TALKING POINT

26 December 1997




TALKING POINT

Lumping all farms

together as victims of

harsh times takes the

limelight away from the

farm categories who

really do need help,

avows Marie Skinner

&#8226 Marie Skinner farms 180ha (445 acres) of arable land in Norfolk. Cropping includes cereals and sugar beet and farm diversification includes a conference centre and livery yard. She sits on the NFU cereals committee and HGCA board.

Keep Britain Farming, says the NFU and all farmers agree wholeheartedly. But, what does the statement really mean? Are we demanding the right to keep producing food across the country? Or, do we want a guarantee that all existing farms survive?

The difference is critical. Small, family farms of all types are disappearing at a rapid rate. Although the farms may be gone, the land is still farmed.

Despite enormous drops in farm incomes, there is no sign of land becoming unwanted.

Agriculture is not on its knees. Agriculture UK is a thriving industry. It has built up enormous reserves over the good years which means it can survive for some time in todays leaner and harsher climate.

The NFUs recent declaration of doom and gloom is wrong. It is dishonest to deny the good years that have existed, particularly in the arable and dairy sectors. Lumping all farmers together as victims risks undermining the case for helping those farmers who are suffering extreme hardship and distress.

Three categories of farmers deserve public sympathy and government support. First, the hill farmers who are suffering, not because this year is bad, but because it comes after many, many years of struggle and low incomes.

Second, beef producers hit by the BSE disaster. They have had two years of suffering in which their businesses have declined, regardless of what they have done. They face a future which is uncertain and over which they have no control.

Third, small, family, lowland farms. However hard they work, they cannot compete with the economies of scale of their larger neighbours. Their fields and farms, that have sustained families for generations, are seen as ripe for take-over by ambitious agribusinesses. Their precious holdings are being gobbled up at an alarming rate.
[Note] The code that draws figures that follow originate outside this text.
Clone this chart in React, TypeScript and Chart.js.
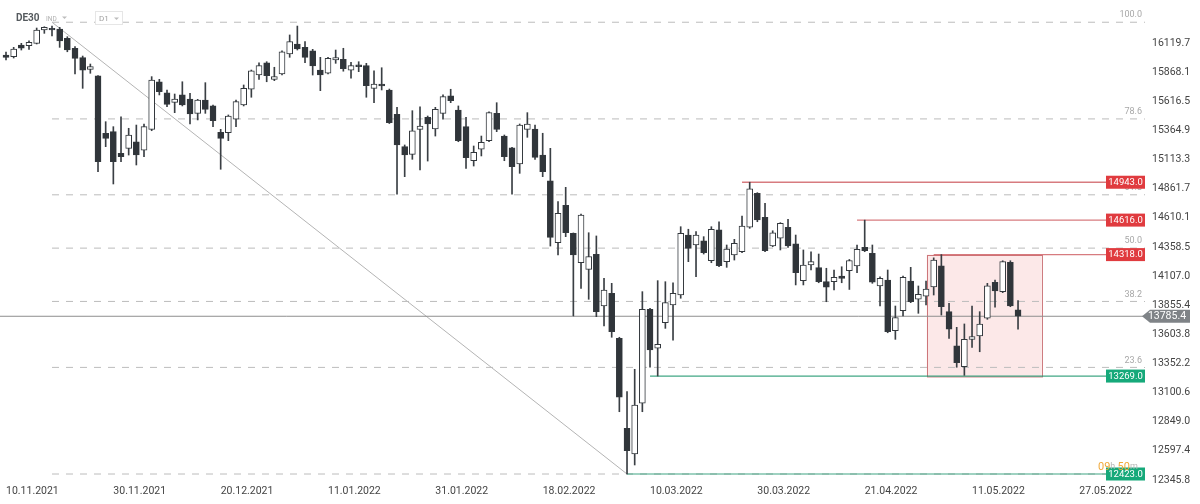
import React, { useEffect, useRef } from "react";
import { Chart, registerables } from "chart.js";

Chart.register(...registerables);

// ---------- data ----------
const dateTicks = [
  "10.11.2021", "30.11.2021", "20.12.2021", "11.01.2022", "31.01.2022", "18.02.2022",
  "10.03.2022", "30.03.2022", "21.04.2022", "11.05.2022", "27.05.2022",
];
const candlesPerTick = 14;

const opens = [
  16042, 16027, 16128, 16122, 16143, 16258, 16273, 16266, 16186, 16100,
  16019, 15918, 15861, 15366, 15380, 15193, 15236, 15293, 15221, 15400,
  15811, 15716, 15633, 15697, 15662, 15538, 15653, 15602, 15374, 15371,
  15487, 15610, 15746, 15869, 15975, 15832, 15878, 16051, 16137, 16108,
  16079, 15912, 15884, 15999, 16005, 15912, 15956, 15950, 15754, 15791,
  15740, 15530, 15250, 15184, 15400, 15504, 15403, 15538, 15690, 15567,
  15423, 15129, 15228, 15302, 15538, 15342, 15241, 15101, 15400, 15403,
  15178, 14956, 14421, 14744, 14502, 14248, 14191, 14321, 13874, 13984,
  13595, 12818, 12596, 13034, 13846, 13509, 13730, 13883, 13969, 14487,
  14401, 14438, 14265, 14531, 14257, 14315, 14343, 14554, 14848, 14640,
  14392, 14459, 14554, 14410, 14093, 14228, 14205, 14084, 14084, 14133,
  14179, 14220, 14381, 14329, 14047, 14099, 13661, 13834, 14090, 13932,
  13960, 14038, 14220, 13825, 13529, 13350, 13586, 13615, 13768, 14079,
  13998, 14252, 13840,
];
const highs = [
  16068, 16108, 16143, 16165, 16275, 16286, 16292, 16281, 16200, 16114,
  16033, 15964, 15865, 15466, 15423, 15509, 15409, 15437, 15446, 15855,
  15832, 15740, 15705, 15811, 15711, 15659, 15803, 15610, 15400, 15524,
  15653, 15783, 15912, 15975, 15984, 15936, 16077, 16215, 16292, 16157,
  16091, 16022, 16022, 16085, 16100, 15979, 15984, 15970, 15906, 15932,
  15748, 15590, 15265, 15561, 15595, 15515, 15590, 15697, 15746, 15602,
  15504, 15256, 15342, 15552, 15630, 15351, 15245, 15446, 15544, 15437,
  15366, 15236, 14775, 14899, 14505, 14669, 14507, 14479, 14113, 14070,
  13604, 13134, 13327, 13998, 13854, 14093, 14084, 14075, 14559, 14537,
  14516, 14473, 14559, 14602, 14401, 14450, 14651, 14943, 14853, 14761,
  14524, 14594, 14623, 14487, 14358, 14343, 14323, 14200, 14185, 14213,
  14276, 14401, 14616, 14401, 14127, 14185, 13874, 14133, 14208, 14047,
  14090, 14290, 14318, 13897, 13690, 13719, 13874, 13825, 14070, 14099,
  14265, 14265, 13920,
];
const lows = [
  15999, 16016, 16085, 16091, 16137, 16229, 16206, 16108, 16070, 15878,
  15754, 15884, 15034, 15250, 14928, 15120, 15178, 15092, 15164, 15388,
  15697, 15595, 15544, 15602, 15446, 15481, 15538, 15423, 15055, 15302,
  15423, 15602, 15677, 15832, 15811, 15820, 15869, 16022, 16085, 15975,
  15869, 15734, 15878, 15970, 15902, 15841, 15898, 15677, 15630, 15740,
  15450, 14841, 14991, 15141, 15049, 15126, 15342, 15487, 15630, 15293,
  15063, 15083, 15170, 15293, 15380, 15129, 14841, 15020, 15331, 15141,
  14991, 14392, 14315, 14473, 13788, 14027, 13932, 13782, 13701, 13604,
  12961, 12423, 12501, 12961, 13345, 13269, 13681, 13580, 13941, 14257,
  14127, 14323, 14248, 14213, 14208, 14271, 14334, 14545, 14602, 14343,
  14386, 14358, 14381, 14056, 14056, 14185, 14075, 13911, 14012, 14075,
  14017, 14162, 14343, 14070, 13874, 13643, 13586, 13788, 13903, 13811,
  13883, 13969, 13796, 13595, 13345, 13275, 13517, 13479, 13759, 13863,
  13989, 13868, 13673,
];
const closes = [
  16020, 16094, 16100, 16152, 16258, 16281, 16258, 16163, 16085, 16013,
  15912, 15941, 15120, 15322, 15120, 15164, 15351, 15178, 15423, 15826,
  15725, 15616, 15662, 15610, 15532, 15653, 15573, 15475, 15322, 15515,
  15639, 15754, 15906, 15950, 15863, 15855, 16070, 16157, 16094, 16022,
  15947, 15869, 16013, 16019, 15923, 15950, 15941, 15777, 15791, 15774,
  15457, 15265, 15178, 15386, 15429, 15446, 15573, 15682, 15647, 15302,
  15155, 15202, 15288, 15544, 15400, 15164, 15077, 15437, 15446, 15158,
  15034, 14467, 14675, 14507, 14315, 14660, 14300, 13825, 14012, 13652,
  13086, 12624, 13019, 13846, 13494, 13543, 13903, 13984, 14502, 14372,
  14487, 14334, 14537, 14222, 14366, 14416, 14565, 14885, 14617, 14352,
  14507, 14588, 14392, 14162, 14228, 14257, 14084, 14036, 14122, 14113,
  14267, 14364, 14352, 14079, 14113, 13652, 13773, 14122, 13911, 13975,
  14021, 14271, 13868, 13673, 13384, 13586, 13609, 13719, 14049, 14004,
  14257, 13874, 13785.4,
];

const yTicks = [
  16119.7, 15868.1, 15616.5, 15364.9, 15113.3, 14861.7, 14610.1, 14358.5,
  14107.0, 13855.4, 13603.8, 13352.2, 13100.6, 12849.0, 12597.4, 12345.8,
];

const fibLevels = [100, 78.6, 61.8, 50, 38.2, 23.6, 0];
const fibHigh = 16325;
const fibLow = 12423;
const fibHighIndex = 6;
const fibLowIndex = 81;

const resistanceLevels = [14943.0, 14616.0, 14318.0];
const resistanceStart = [96, 111, 121];
const supportLevels = [13269.0, 12423.0];
const supportStart = [84, 81];

const boxIndexRange = [120.1, 135.1];
const boxValueRange = [13269.0, 14318.0];

const lastPrice = 13785.4;
const countdown = ["09", "h ", "50", "m"];

// ---------- view window ----------
const X_MIN = -0.783;
const X_MAX = 148.56;
const Y_MIN = 12336.7;
const Y_MAX = 16517;

const FONT = 'Roboto, "Open Sans", "DejaVu Sans", sans-serif';

const overlayPlugin = {
  id: "overlay",
  beforeDatasetsDraw(chart: any) {
    const { ctx, scales } = chart;
    const x = scales.x, y = scales.y;
    const x0 = x.getPixelForValue(boxIndexRange[0]);
    const x1 = x.getPixelForValue(boxIndexRange[1]);
    const y0 = y.getPixelForValue(boxValueRange[1]);
    const y1 = y.getPixelForValue(boxValueRange[0]);
    ctx.save();
    ctx.fillStyle = "rgba(238,110,110,0.16)";
    ctx.fillRect(x0, y0, x1 - x0, y1 - y0);
    ctx.strokeStyle = "rgba(190,80,85,0.75)";
    ctx.lineWidth = 1;
    ctx.strokeRect(Math.round(x0) + 0.5, Math.round(y0) + 0.5, x1 - x0, y1 - y0);
    ctx.restore();
  },
  afterDraw(chart: any) {
    const { ctx, scales, chartArea } = chart;
    const y = scales.y;
    const right = chartArea.right;
    ctx.save();

    // fib labels
    ctx.font = `9px ${FONT}`;
    ctx.fillStyle = "#a8a8a8";
    ctx.textAlign = "right";
    ctx.textBaseline = "middle";
    fibLevels.forEach((lv) => {
      if (lv === 0) return;
      const v = fibLow + (fibHigh - fibLow) * lv / 100;
      ctx.fillText(lv.toFixed(1), right - 3, y.getPixelForValue(v) - 7);
    });

    // level boxes
    const drawBox = (v: number, color: string) => {
      const py = y.getPixelForValue(v);
      ctx.fillStyle = color;
      ctx.fillRect(right - 39, py - 6.5, 39, 13);
      ctx.fillStyle = "#ffffff";
      ctx.font = `9.5px ${FONT}`;
      ctx.textAlign = "center";
      ctx.textBaseline = "middle";
      ctx.fillText(v.toFixed(1), right - 19.5, py + 0.5);
    };
    resistanceLevels.forEach((v) => drawBox(v, "#e03b3f"));
    supportLevels.forEach((v) => drawBox(v, "#16a97a"));

    // price tag
    const py = y.getPixelForValue(lastPrice);
    ctx.fillStyle = "#7f8387";
    ctx.beginPath();
    ctx.moveTo(right - 3, py);
    ctx.lineTo(right + 5, py - 6.5);
    ctx.lineTo(right + 45, py - 6.5);
    ctx.lineTo(right + 45, py + 6.5);
    ctx.lineTo(right + 5, py + 6.5);
    ctx.closePath();
    ctx.fill();
    ctx.fillStyle = "#ffffff";
    ctx.font = `10.5px ${FONT}`;
    ctx.textAlign = "center";
    ctx.textBaseline = "middle";
    ctx.fillText(lastPrice.toFixed(1), right + 22, py + 0.5);

    // countdown
    ctx.textAlign = "left";
    ctx.textBaseline = "middle";
    let cx = right - 47;
    const cy = y.getPixelForValue(fibLow) - 7;
    countdown.forEach((s, i) => {
      const orange = i % 2 === 0;
      ctx.font = orange ? `11px ${FONT}` : `9px ${FONT}`;
      ctx.fillStyle = orange ? "#f0a93a" : "#b9b9b9";
      ctx.fillText(s, cx, cy);
      cx += ctx.measureText(s).width;
    });

    // header
    ctx.textAlign = "left";
    ctx.textBaseline = "middle";
    ctx.font = `bold 10px ${FONT}`;
    ctx.fillStyle = "#555a5e";
    ctx.fillText("DE30", 16, 18.5);
    ctx.font = `6.5px ${FONT}`;
    ctx.fillStyle = "#b0b0b0";
    ctx.fillText("IND", 46, 19);
    const tri = (tx: number, ty: number) => {
      ctx.beginPath();
      ctx.moveTo(tx, ty);
      ctx.lineTo(tx + 5, ty);
      ctx.lineTo(tx + 2.5, ty + 2.5);
      ctx.closePath();
      ctx.fill();
    };
    ctx.fillStyle = "#bdbdbd";
    tri(62, 16.5);
    ctx.strokeStyle = "#e6e6e6";
    ctx.lineWidth = 1;
    ctx.fillStyle = "#ffffff";
    ctx.fillRect(95.5, 11.5, 27, 13);
    ctx.strokeRect(95.5, 11.5, 27, 13);
    ctx.fillStyle = "#a0a0a0";
    ctx.font = `8px ${FONT}`;
    ctx.fillText("D1", 99, 18.5);
    ctx.fillStyle = "#bdbdbd";
    tri(114, 17.5);

    ctx.restore();
  },
};

function lineDs(points: { x: number; y: number }[], color: string, width: number, dash: number[] = [], order = 5) {
  return {
    type: "line" as const,
    data: points,
    borderColor: color,
    borderWidth: width,
    borderDash: dash,
    pointRadius: 0,
    fill: false,
    tension: 0,
    order,
  };
}

const zeroPadding = (s: any) => {
  s.paddingLeft = 0;
  s.paddingRight = 0;
  s.paddingTop = 0;
  s.paddingBottom = 0;
};

export default function App() {
  const ref = useRef<HTMLCanvasElement>(null);

  useEffect(() => {
    if (!ref.current) return;

    const bodyData = opens.map((o, i) => ({ x: i, y: [o, closes[i]] }));
    const wickData = lows.map((l, i) => ({ x: i, y: [l, highs[i]] }));
    const bodyFill = opens.map((o, i) => (closes[i] >= o ? "#ffffff" : "#30353a"));

    const fibDatasets = fibLevels.map((lv) => {
      const v = fibLow + (fibHigh - fibLow) * lv / 100;
      return lineDs([{ x: fibHighIndex, y: v }, { x: X_MAX, y: v }], "#bcbcbc", 1, [7, 7], 6);
    });

    const datasets: any[] = [
      {
        type: "bar",
        data: bodyData,
        backgroundColor: bodyFill,
        borderColor: "#33383d",
        borderWidth: 1,
        borderSkipped: false,
        barThickness: 6,
        grouped: false,
        order: 1,
      },
      {
        type: "bar",
        data: wickData,
        backgroundColor: "#3a3f44",
        borderWidth: 0,
        barThickness: 1,
        grouped: false,
        order: 2,
      },
      ...fibDatasets,
      lineDs([{ x: fibHighIndex, y: fibHigh }, { x: fibLowIndex, y: fibLow }], "#b4b4b4", 1, [], 6),
      lineDs([{ x: X_MIN, y: lastPrice }, { x: X_MAX, y: lastPrice }], "#8e8e8e", 1, [], 4),
      ...resistanceLevels.map((v, i) =>
        lineDs([{ x: resistanceStart[i], y: v }, { x: X_MAX, y: v }], "rgba(205,90,95,0.8)", 1.4, [], 3)
      ),
      ...supportLevels.map((v, i) =>
        lineDs([{ x: supportStart[i], y: v }, { x: X_MAX, y: v }], "rgba(30,150,110,0.85)", 1.2, [], 3)
      ),
    ];

    const chart = new Chart(ref.current, {
      type: "bar",
      data: { datasets },
      plugins: [overlayPlugin],
      options: {
        animation: false,
        responsive: false,
        devicePixelRatio: 1,
        layout: { padding: 0 },
        plugins: { legend: { display: false }, tooltip: { enabled: false } },
        scales: {
          x: {
            type: "linear",
            offset: false,
            min: X_MIN,
            max: X_MAX,
            grid: { display: false, drawTicks: false, offset: false },
            border: { display: false },
            afterBuildTicks: (s: any) => {
              s.ticks = dateTicks.map((_, k) => ({ value: k * candlesPerTick }));
            },
            afterFit: (s: any) => {
              s.height = 20;
              zeroPadding(s);
            },
            ticks: {
              autoSkip: false,
              maxRotation: 0,
              minRotation: 0,
              align: "start",
              padding: 1,
              color: "#444",
              font: { size: 10.5, family: FONT },
              callback: (v: any) => dateTicks[Math.round(Number(v) / candlesPerTick)] ?? "",
            },
          },
          y: {
            type: "linear",
            position: "right",
            min: Y_MIN,
            max: Y_MAX,
            grid: { display: false, drawTicks: false },
            border: { display: false },
            afterBuildTicks: (s: any) => {
              s.ticks = yTicks.map((v) => ({ value: v }));
            },
            afterFit: (s: any) => {
              s.width = 55;
              zeroPadding(s);
            },
            ticks: {
              padding: 7,
              labelOffset: -3,
              color: "#444",
              font: { size: 10.5, family: FONT },
              callback: (v: any) => Number(v).toFixed(1),
            },
          },
        },
      } as any,
    } as any);

    return () => chart.destroy();
  }, []);

  return (
    <div style={{ position: "absolute", left: 0, top: 0, width: 1200, height: 504, background: "#ffffff" }}>
      <canvas ref={ref} width={1200} height={504} style={{ display: "block", width: 1200, height: 504 }} />
    </div>
  );
}
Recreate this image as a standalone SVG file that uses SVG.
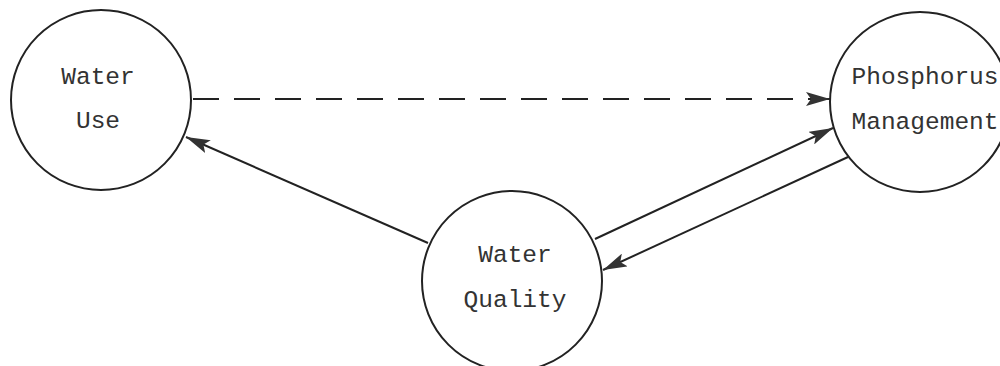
<svg xmlns="http://www.w3.org/2000/svg" width="1000" height="366" viewBox="0 0 1000 366">
<style>
.node{fill:#fff;stroke:#222;stroke-width:2}
.lbl{font-family:"Liberation Mono","DejaVu Sans Mono",monospace;font-size:24.5px;fill:#333;text-anchor:middle}
.edge{stroke:#222;stroke-width:2;fill:none}
</style>
<defs>
<marker id="ah" viewBox="0 0 24 14" refX="24" refY="7" markerWidth="24" markerHeight="14" markerUnits="userSpaceOnUse" orient="auto">
<path d="M0,0 L24,7 L0,14 L5,7 Z" fill="#333"/>
</marker>
</defs>
<rect width="1000" height="366" fill="#fff"/>
<g id="connectors">
<line class="edge" x1="193" y1="99" x2="830" y2="99" stroke-dasharray="26,15" marker-end="url(#ah)"/>
<line class="edge" x1="428" y1="243" x2="186" y2="137" marker-end="url(#ah)"/>
<line class="edge" x1="595" y1="239" x2="833" y2="128" marker-end="url(#ah)"/>
<line class="edge" x1="848" y1="157" x2="603" y2="270" marker-end="url(#ah)"/>
</g>
<g id="water-use">
<circle class="node" cx="101" cy="100" r="90"/>
<text class="lbl" x="98" y="84">Water</text>
<text class="lbl" x="98" y="128">Use</text>
</g>
<g id="phosphorus-management">
<circle class="node" cx="920" cy="102" r="90"/>
<text class="lbl" x="925" y="84">Phosphorus</text>
<text class="lbl" x="925" y="129">Management</text>
</g>
<g id="water-quality">
<circle class="node" cx="512" cy="281" r="90"/>
<text class="lbl" x="515" y="262">Water</text>
<text class="lbl" x="515" y="307">Quality</text>
</g>
</svg>
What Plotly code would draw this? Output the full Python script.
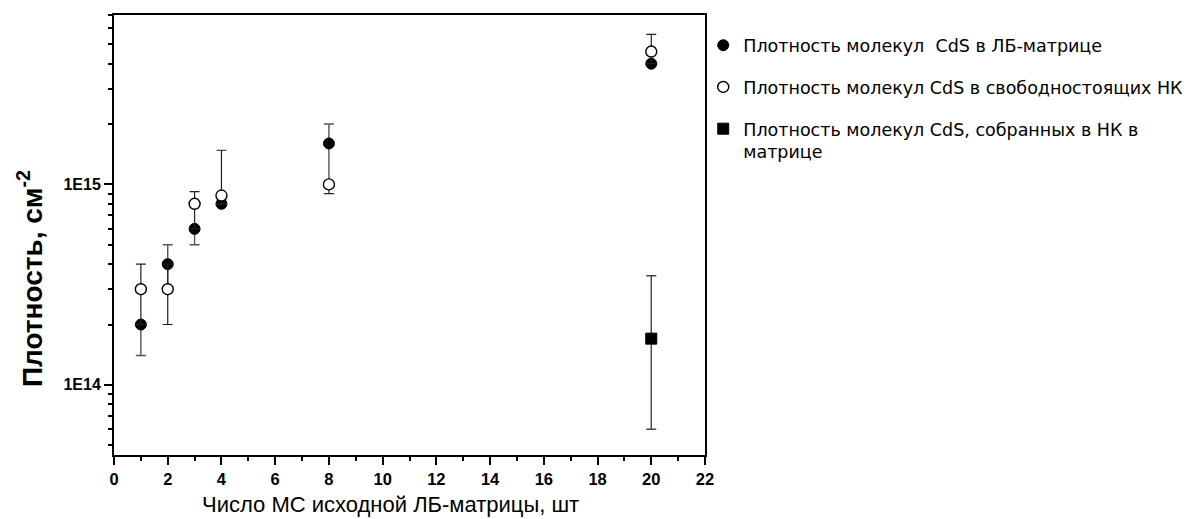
import plotly.graph_objects as go

# ---- data ----
layers = [1, 2, 3, 4, 8, 20]

lb_density = [2e14, 4e14, 6e14, 8e14, 1.6e15, 4e15]
lb_err_plus = [0, 1e14, 0, 0, 0.4e15, 0]
lb_err_minus = [0.6e14, 1e14, 1e14, 0, 0.6e15, 0]

free_density = [3e14, 3e14, 8e14, 8.8e14, 1e15, 4.6e15]
free_err_plus = [1e14, 1e14, 1.2e14, 6e14, 0, 1e15]
free_err_minus = [1e14, 1e14, 2e14, 0.8e14, 0.1e15, 0.6e15]

nc_layers = [20]
nc_density = [1.7e14]
nc_err_plus = [1.8e14]
nc_err_minus = [1.1e14]

names = [
    "Плотность молекул  CdS в ЛБ-матрице",
    "Плотность молекул CdS в свободностоящих НК",
    "Плотность молекул CdS, собранных в НК в<br>матрице",
]

x_title = "Число МС исходной ЛБ-матрицы, шт"
y_title = "<b>Плотность, см<sup>-2</sup></b>"

y_tickvals = [1e14, 1e15]
y_ticktext = ["<b>1E14</b>", "<b>1E15</b>"]
y_minor = [m * 10 ** e for e in (13, 14, 15) for m in range(2, 10)
           if 4.4e13 < m * 10 ** e < 7.2e15]

FONT = "Liberation Sans, Arial, sans-serif"
LEG_FONT = "DejaVu Sans, Liberation Sans, sans-serif"

fig = go.Figure()

fig.add_trace(go.Scatter(
    x=layers, y=lb_density, mode="markers", name=names[0],
    legendgroup="a",
    marker=dict(symbol="circle", size=11, color="black", line=dict(color="black", width=1)),
    error_y=dict(type="data", symmetric=False, array=lb_err_plus, arrayminus=lb_err_minus,
                 color="#555555", thickness=1.4, width=5),
))
fig.add_trace(go.Scatter(
    x=layers, y=free_density, mode="markers", name=names[1],
    legendgroup="b",
    marker=dict(symbol="circle", size=11, color="white", line=dict(color="black", width=1.4)),
    error_y=dict(type="data", symmetric=False, array=free_err_plus, arrayminus=free_err_minus,
                 color="#222222", thickness=1.2, width=5),
))
fig.add_trace(go.Scatter(
    x=nc_layers, y=nc_density, mode="markers", name=names[2],
    legendgroup="c",
    marker=dict(symbol="square", size=11, color="black", line=dict(color="black", width=1)),
    error_y=dict(type="data", symmetric=False, array=nc_err_plus, arrayminus=nc_err_minus,
                 color="#444444", thickness=1.4, width=5),
))

# page body adds an 8px offset; figure sized to fill the remaining window
fig.update_layout(
    width=1192, height=511,
    margin=dict(l=106, r=495, t=7, b=64),
    paper_bgcolor="white", plot_bgcolor="white",
    font=dict(family=FONT, color="black"),
    legend=dict(
        x=0.997, xanchor="left", y=0.972, yanchor="top",
        font=dict(family=LEG_FONT, size=17.5, color="black"),
        tracegroupgap=16, traceorder="grouped", valign="top",
        bgcolor="rgba(0,0,0,0)", itemwidth=30,
    ),
    showlegend=True,
    annotations=[
        dict(text=x_title, xref="paper", yref="paper", x=(382 - 106) / 591, y=-0.112,
             xanchor="center", yanchor="middle", showarrow=False,
             font=dict(family=FONT, size=22, color="black")),
        dict(text=y_title, xref="paper", yref="paper", x=-0.142, y=0.40,
             xanchor="center", yanchor="middle", textangle=-90, showarrow=False,
             font=dict(family=FONT, size=28, color="black")),
    ],
)

fig.update_xaxes(
    range=[0, 22], dtick=2, tick0=0, automargin=False,
    showgrid=False, zeroline=False,
    showline=True, linecolor="black", linewidth=2, mirror=True,
    ticks="outside", ticklen=8, tickwidth=2, tickcolor="black",
    tickfont=dict(family=FONT, size=16.5, color="black", weight="bold"),
    minor=dict(ticks="outside", ticklen=4, tickwidth=2, tickcolor="black", dtick=1, tick0=0,
               showgrid=False),
)

fig.update_yaxes(
    type="log", range=[13.65, 15.845], automargin=False,
    tickmode="array", tickvals=y_tickvals, ticktext=y_ticktext,
    showgrid=False, zeroline=False,
    showline=True, linecolor="black", linewidth=2, mirror=True,
    ticks="outside", ticklen=8, tickwidth=2, tickcolor="black",
    tickfont=dict(family=FONT, size=16, color="black"),
    minor=dict(ticks="outside", ticklen=4, tickwidth=2, tickcolor="black",
               tickmode="array", tickvals=y_minor, showgrid=False),
)

fig.write_html("out.html")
Overnight they disappear, another livelihood gone. Whole farms turn into just another field on a large estate.

If the NFU wants to help those farmers most at risk, it must support policies that will specifically help family farms, even if those policies are unpopular with large area, high subscription-paying members.

If keeping farmers on the land is a priority, existing support must be paid at a higher rate for smaller units than for large. It must make sense to modulate payments (within individual countries, not within Europe) so that the rate of payment per hectare or per head remains, but is lower the bigger the size of the farm.

Support payments have generated surplus cash on the largest units in the past few years. Money that has been used to expand those units and has, in turn, fuelled the rapid increase in rents and land prices. Subsidy cash has acted against the interests of small to medium-sized farmers, putting expansion out of reach of the very businesses most in need of more land to remain viable.

If the NFU continues to use hardship cases to claim sympathy for the whole industry, then it must defend its small farmers. It must fight for them having special treatment. If necessary, at the expense of the large.

Larger farms should reflect on the fact that strong family farms form a solid basis to agriculture. They provide the ballast that gives the whole industry strength and stability. The fortunes of all areas of farming are interlinked. If the bottom falls out of the industry, those at the top will eventually feel the effects.

The implications should be obvious to the NFU, they must look after the family farm in every area of negotiation. The NFUs slogan for 1997 was "Keep Britain Farming", for 1998 it should be "Keep Farming Families Farming".